Ambos têm sua violência, mas não poderiam ser mais opostos – e servem para mostrar um diretor em completo domínio sobre a história que quer contar. Isso também ajuda a evidenciar os deslizes do filme, já que tudo o que aparece na tela claramente saiu diretamente de sua boca, por assim dizer.
Margot Robbie em cena de ‘Era uma vez em Hollywood’ — Foto: Divulgação
Made in USA
Tarantino nunca escondeu seu amor pelo cinema. Por isso, até faz sentido que em algum momento de sua carreira fizesse uma declaração literal e direta, mas a inocência presente na visão de “Era uma vez em Hollywood” é decepcionante para um cineasta que ficou conhecido por surpreender.
Mais difícil ainda de entender é a mensagem sutil do filme de que bom mesmo é o que vem apenas dos Estados Unidos. Spaghetti westerns, os faroestes produzidos na Itália, são o ponto mais baixo da carreira do protagonista. Mexicanos são relegados a manobristas. Bruce Lee vira uma fraude com gritinhos que leva uma surra de Pitt.
Tais escolhas não fazem sentido nas mãos de um diretor tão apaixonado pelo cinema em geral, que tanto homenageou o artista marcial em seus filmes e que até contratou o compositor Ennio Morricone para a trilha de “Os Oito Odiados” (2015).

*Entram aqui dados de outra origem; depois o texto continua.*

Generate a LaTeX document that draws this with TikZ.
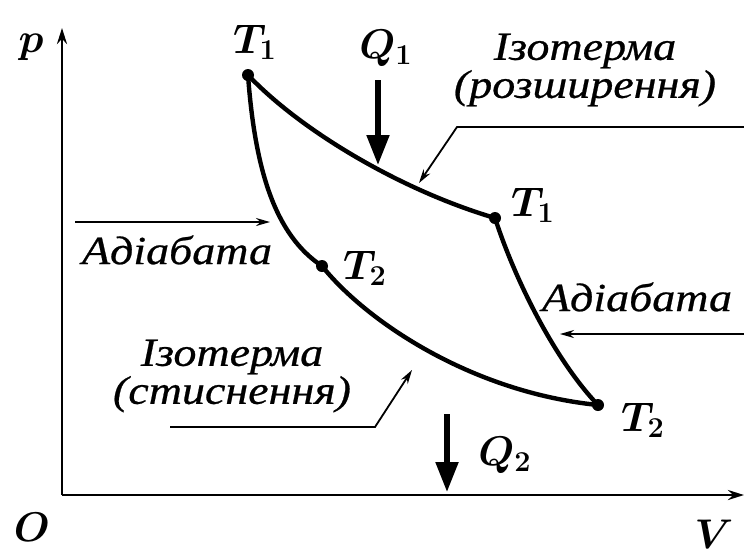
\documentclass[tikz,border=0pt]{standalone}
\usepackage{amsmath}
\usepackage{fontspec}
\newfontfamily\cyrfont[FakeStretch=1.15, FakeBold=0.6]{Liberation Serif}
\usepackage{tikz}
\usetikzlibrary{arrows.meta}

\begin{document}
\begin{tikzpicture}[x=0.5pt, y=-0.5pt,
    dot/.style={circle, fill, inner sep=0pt, minimum size=6pt},
    lbl/.style={font=\fontsize{20}{19}\selectfont\cyrfont\itshape, align=center, inner sep=0pt},
    sym/.style={font=\fontsize{22}{24}\selectfont\boldmath, inner sep=0pt},
    axis/.style={line width=1.3pt, -{Stealth[length=8pt, width=5pt]}},
    curve/.style={line width=2.2pt},
    lead/.style={line width=0.9pt, -{Stealth[length=7pt, width=4pt]}},
    heat/.style={line width=2.6pt, -{Triangle[length=15pt, width=11pt]}}]
\useasboundingbox (0,0) rectangle (744,554);

% axes
\coordinate (O) at (62,495);
\coordinate (ptop) at (62,28);
\coordinate (vend) at (744,495);
\draw[axis] (O) -- (ptop);
\draw[axis] (O) -- (vend);
\node[sym] (p) at (31,47) {$p$};
\node[sym] (o) at (32,527) {$O$};
\node[sym] (v) at (714,534) {$V$};

% cycle points
\node[dot] (A) at (248,75) {};
\node[dot] (B) at (495,218) {};
\node[dot] (C) at (598,405) {};
\node[dot] (D) at (322,266) {};
\node[sym] (tA) at (255,42) {$T_1$};
\node[sym] (tB) at (533,205) {$T_1$};
\node[sym] (tC) at (643,420) {$T_2$};
\node[sym] (tD) at (365,268) {$T_2$};

% cycle curves
\draw[curve] (A.center) .. controls (300,130) and (400,190) .. (B.center);
\draw[curve] (B.center) .. controls (515,280) and (555,360) .. (C.center);
\draw[curve] (D.center) .. controls (365,320) and (470,392) .. (C.center);
\draw[curve] (A.center) .. controls (255,170) and (275,235) .. (D.center);

% heat
\coordinate (q1s) at (378,80);
\coordinate (q1e) at (378,165);
\coordinate (q2s) at (447,414);
\coordinate (q2e) at (447,492);
\draw[heat] (q1s) -- (q1e);
\draw[heat] (q2s) -- (q2e);
\node[sym] (q1) at (386,48) {$Q_1$};
\node[sym] (q2) at (505,455) {$Q_2$};

% labels
\node[lbl] (isoE) at (585,70) {Ізотерма\\(розширення)};
\node[lbl] (isoC) at (232,376) {Ізотерма\\(стиснення)};
\node[lbl] (adL) at (177,250) {Адіабата};
\node[lbl] (adR) at (637,297) {Адіабата};

% leaders
\coordinate (isoEa) at (744,127);
\coordinate (isoEb) at (457,127);
\coordinate (isoEc) at (419,183);
\draw[lead] (isoEa) -- (isoEb) -- (isoEc);
\coordinate (isoCa) at (170,427);
\coordinate (isoCb) at (375,427);
\coordinate (isoCc) at (412,370);
\draw[lead] (isoCa) -- (isoCb) -- (isoCc);
\coordinate (adLa) at (75,222);
\coordinate (adLb) at (270,222);
\draw[lead] (adLa) -- (adLb);
\coordinate (adRa) at (744,334);
\coordinate (adRb) at (560,334);
\draw[lead] (adRa) -- (adRb);
\end{tikzpicture}
\end{document}
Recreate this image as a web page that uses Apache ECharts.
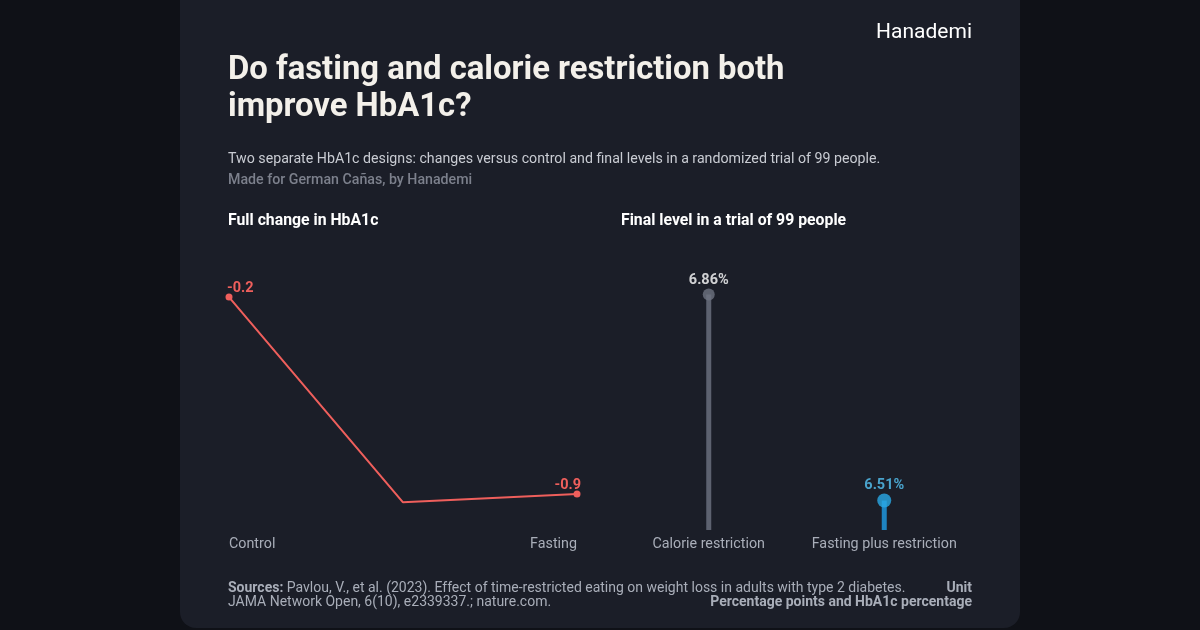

“Era uma vez em Hollywood” é muitas coisas. Algumas muito boas, outras nem tanto. O filme está longe de ser o melhor escrito e dirigido por Quentin Tarantino, mas mostra que o cineasta ainda controla como ninguém o que faz. E é sempre bom ver algo feito por alguém tão apaixonado pelo cinema, mesmo que ele perca um pouco a mão às vezes.